On the other hand, your risk of ruin (RoR) is also maximised. It takes just one bad flip to knock your entire bankroll out (because you are wagering it all each time) and you have to factor in that 45% chance every time you flip.
So it’s about also minimising your risk of ruin
On the other extreme you can bet the smallest possible amount on your first bet, so $0.01, and maintain that proportion of your roll investment each time i.e. betting 1/5000th of your bankroll on each bet.
Then your risk of ruin is tiny you will have to lose 5,000 bets in a row. (Actually, 5,000 bets in a row is a minimum. If your losing streak starts after you’ve grow your bankroll then the 1/5000 bet will shrink along with your roll until you hit the minimum bet of $0.01).
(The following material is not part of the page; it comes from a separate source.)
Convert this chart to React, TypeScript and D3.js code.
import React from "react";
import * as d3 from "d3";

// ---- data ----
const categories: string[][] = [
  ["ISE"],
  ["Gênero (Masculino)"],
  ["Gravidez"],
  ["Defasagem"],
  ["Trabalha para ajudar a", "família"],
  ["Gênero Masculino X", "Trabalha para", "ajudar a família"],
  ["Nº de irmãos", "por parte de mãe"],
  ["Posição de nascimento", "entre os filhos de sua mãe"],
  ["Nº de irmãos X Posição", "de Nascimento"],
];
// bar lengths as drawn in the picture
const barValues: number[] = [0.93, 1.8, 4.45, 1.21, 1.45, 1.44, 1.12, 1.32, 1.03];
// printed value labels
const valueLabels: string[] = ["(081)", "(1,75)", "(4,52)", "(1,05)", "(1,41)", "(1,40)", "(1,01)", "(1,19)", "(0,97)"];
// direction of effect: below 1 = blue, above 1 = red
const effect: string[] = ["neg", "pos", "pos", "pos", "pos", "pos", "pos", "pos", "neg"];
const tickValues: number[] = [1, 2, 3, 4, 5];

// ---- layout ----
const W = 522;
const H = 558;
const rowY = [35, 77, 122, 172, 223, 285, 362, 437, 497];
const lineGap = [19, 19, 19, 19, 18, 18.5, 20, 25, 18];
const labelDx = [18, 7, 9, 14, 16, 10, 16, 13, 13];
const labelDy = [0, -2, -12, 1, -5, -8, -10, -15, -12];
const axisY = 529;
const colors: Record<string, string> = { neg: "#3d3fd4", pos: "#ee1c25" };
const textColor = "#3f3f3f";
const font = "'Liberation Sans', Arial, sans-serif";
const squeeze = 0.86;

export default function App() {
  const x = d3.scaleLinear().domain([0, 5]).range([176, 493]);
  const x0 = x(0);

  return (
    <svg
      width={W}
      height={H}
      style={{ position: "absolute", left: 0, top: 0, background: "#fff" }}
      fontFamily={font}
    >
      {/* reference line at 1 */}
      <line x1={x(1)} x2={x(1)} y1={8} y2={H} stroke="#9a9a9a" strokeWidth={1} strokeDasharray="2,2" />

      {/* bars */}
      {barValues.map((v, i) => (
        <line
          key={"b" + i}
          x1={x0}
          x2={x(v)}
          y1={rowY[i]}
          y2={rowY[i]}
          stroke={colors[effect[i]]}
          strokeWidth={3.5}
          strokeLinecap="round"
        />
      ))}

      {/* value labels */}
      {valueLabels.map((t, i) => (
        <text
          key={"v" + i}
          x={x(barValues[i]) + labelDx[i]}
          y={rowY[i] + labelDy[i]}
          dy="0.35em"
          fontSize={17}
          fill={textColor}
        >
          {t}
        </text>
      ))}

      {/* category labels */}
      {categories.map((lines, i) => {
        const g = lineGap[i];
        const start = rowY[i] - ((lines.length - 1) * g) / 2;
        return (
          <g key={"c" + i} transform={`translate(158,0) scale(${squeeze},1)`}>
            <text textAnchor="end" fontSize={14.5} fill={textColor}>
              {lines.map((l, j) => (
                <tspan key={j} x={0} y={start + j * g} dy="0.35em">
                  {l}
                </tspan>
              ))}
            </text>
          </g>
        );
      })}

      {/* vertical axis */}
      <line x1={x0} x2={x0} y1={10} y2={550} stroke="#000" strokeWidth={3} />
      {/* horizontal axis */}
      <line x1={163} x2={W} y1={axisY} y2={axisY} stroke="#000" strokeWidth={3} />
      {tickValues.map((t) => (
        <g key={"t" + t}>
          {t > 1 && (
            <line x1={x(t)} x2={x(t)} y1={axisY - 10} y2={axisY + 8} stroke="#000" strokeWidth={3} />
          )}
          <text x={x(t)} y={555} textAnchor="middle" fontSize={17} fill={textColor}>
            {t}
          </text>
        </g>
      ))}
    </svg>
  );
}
Although your roll will only grow an average of 5% of 1/5000th of your roll each flip, it will take an astonishing run of bad luck to deplete your roll entirely.
The Kelly Bet
If those two strategies represent the daddy bear and baby bear strategies. The Kelly Criterion is the momma bear strategy – by pushing the bet up until the RoR begins to counter the advantages of the larger payouts, we find the Kelly Bet.
Let’s call it a happy medium.
The Kelly bet maximises the overall rate of bankroll growth in the long run. To calculate it you just take the odds of you winning a given bet (p), the odds of you losing a given bet (q), and the payout when you win (b).
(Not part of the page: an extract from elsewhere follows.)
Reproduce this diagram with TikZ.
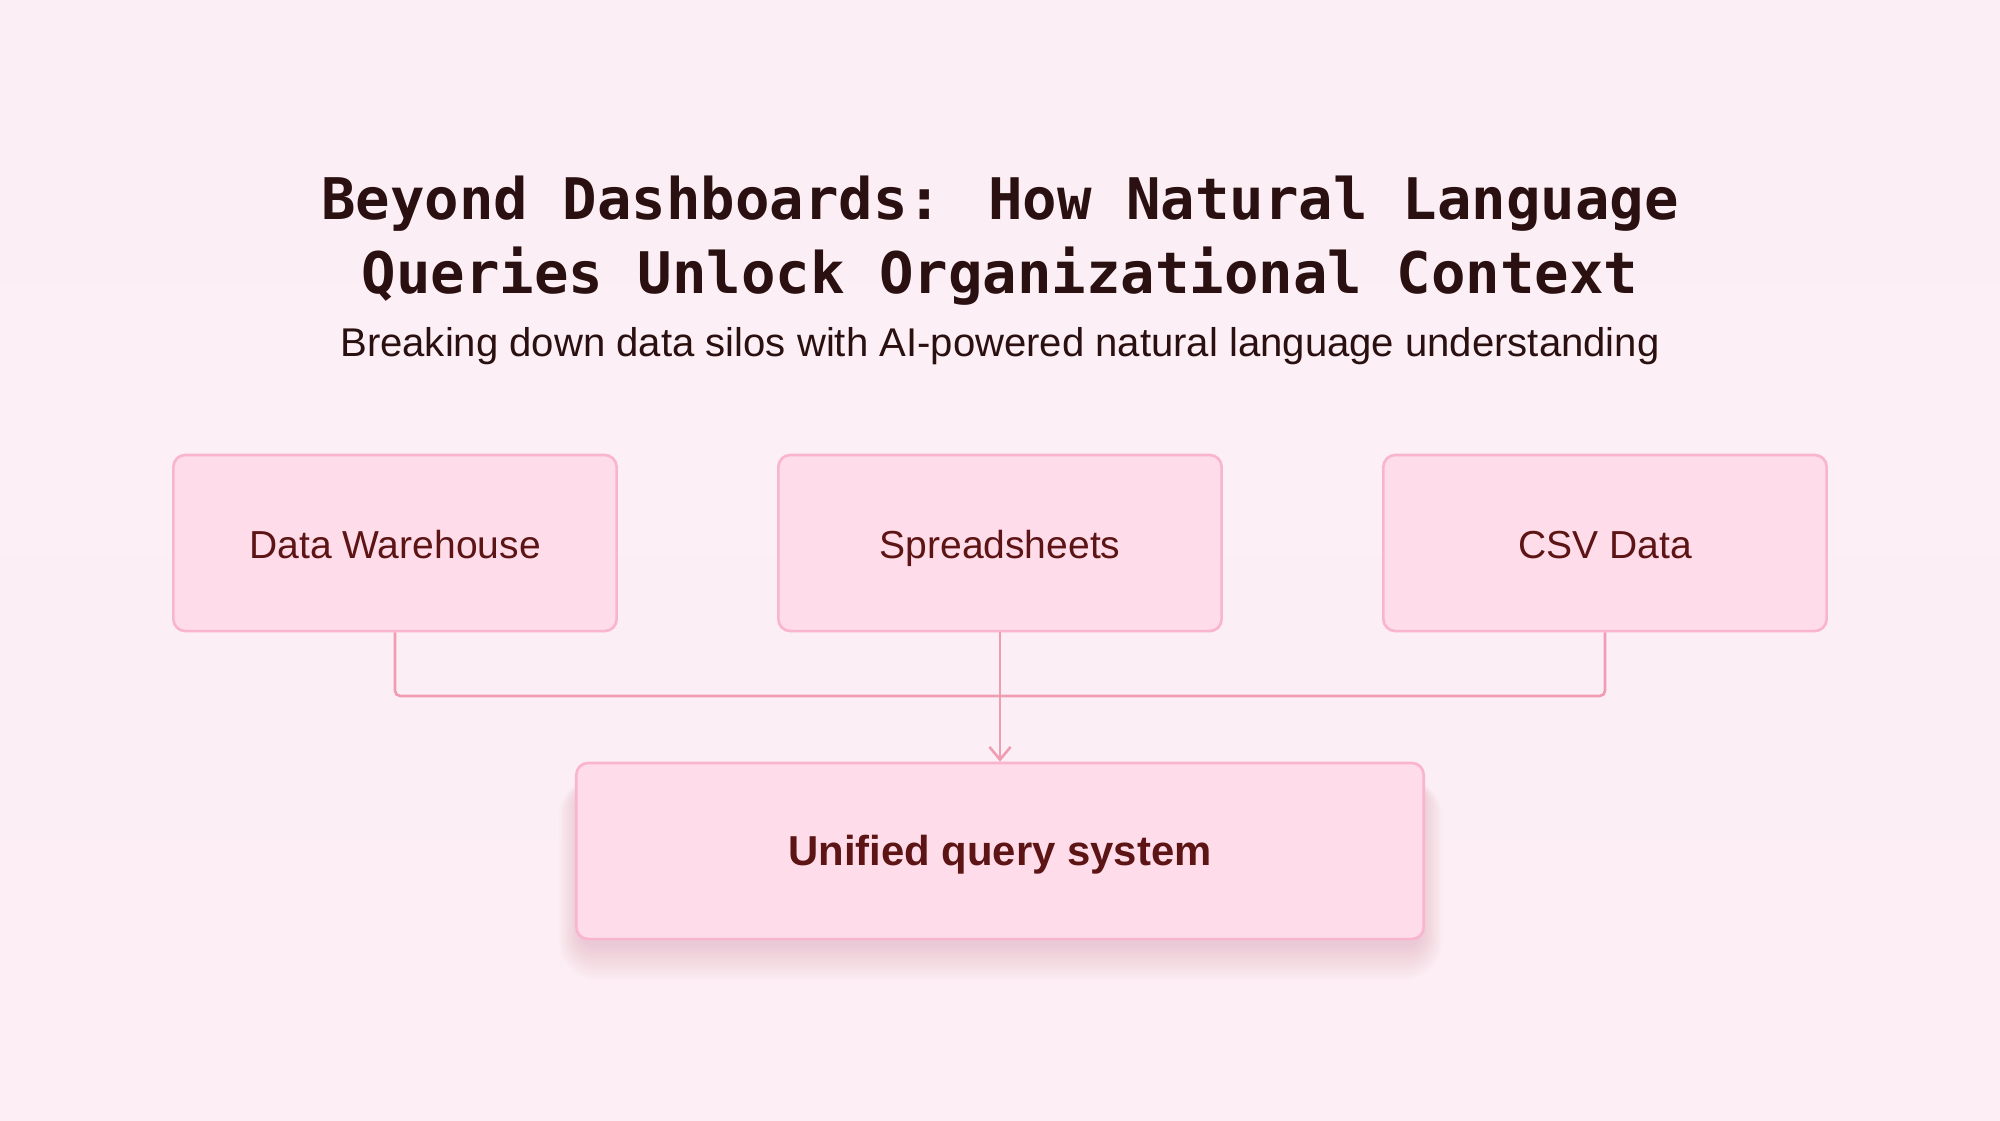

These three factors are fed into an equation and the answer is the fraction of your bankroll you should bet (f*).
The equation looks like this:
f* = (bp-q)/b
So for your coin flipping bankroll we can work the Kelly Bet out as follows:
b = 1.0 (ie. for every $1 dollar you bet you get $1 dollar paid out)
p = 0.55 (your 55% win rate expressed as a decimal)
q = 0.45 (you 45% lose rate expressed as a decimal
Which we can put into the equation above as:
f* = (1 * 0.55 – 0.45)/1
f* = 0.1/1
f* = 0.1 OR 10%
So in the example above the best way to grow your bankroll over all is to bet 10% of your bankroll on each flip of the coin.
Some complications (sorry…)
The above formula describes the simple situation where there are two outcomes (win or lose). And you lose 100% of your stake everytime you lose.
With multiple payouts or partial bet losses the maths does get more complicated. However, one way to get a good estimate for those more complicated situations is to look up the variance for the game you play and divide that by the advantage.
Variance is the square root of the standard deviation of possible outcomes of a bet – which sounds pretty complicated until you find out you don’t need to calculate it in most cases; you can normally look up for casino and other types gambling games.
Once you know the variance you get a good approximation of the Kelly Bet using the formula:
f* = Advantage/Variance
When you note that advantage is equivalent to b*p-q you can immediately see the relationship between the formulae.
So that’s an Intro to the Kelly Criteria. For the more mathematically minded among you there is plenty more to explore in this area, but for the average gambler that should be all you need to manage your bankroll rationally.
Clearly a good starting place would be for games offering simple win or lose bets, like roulette, blackjack and baccarat.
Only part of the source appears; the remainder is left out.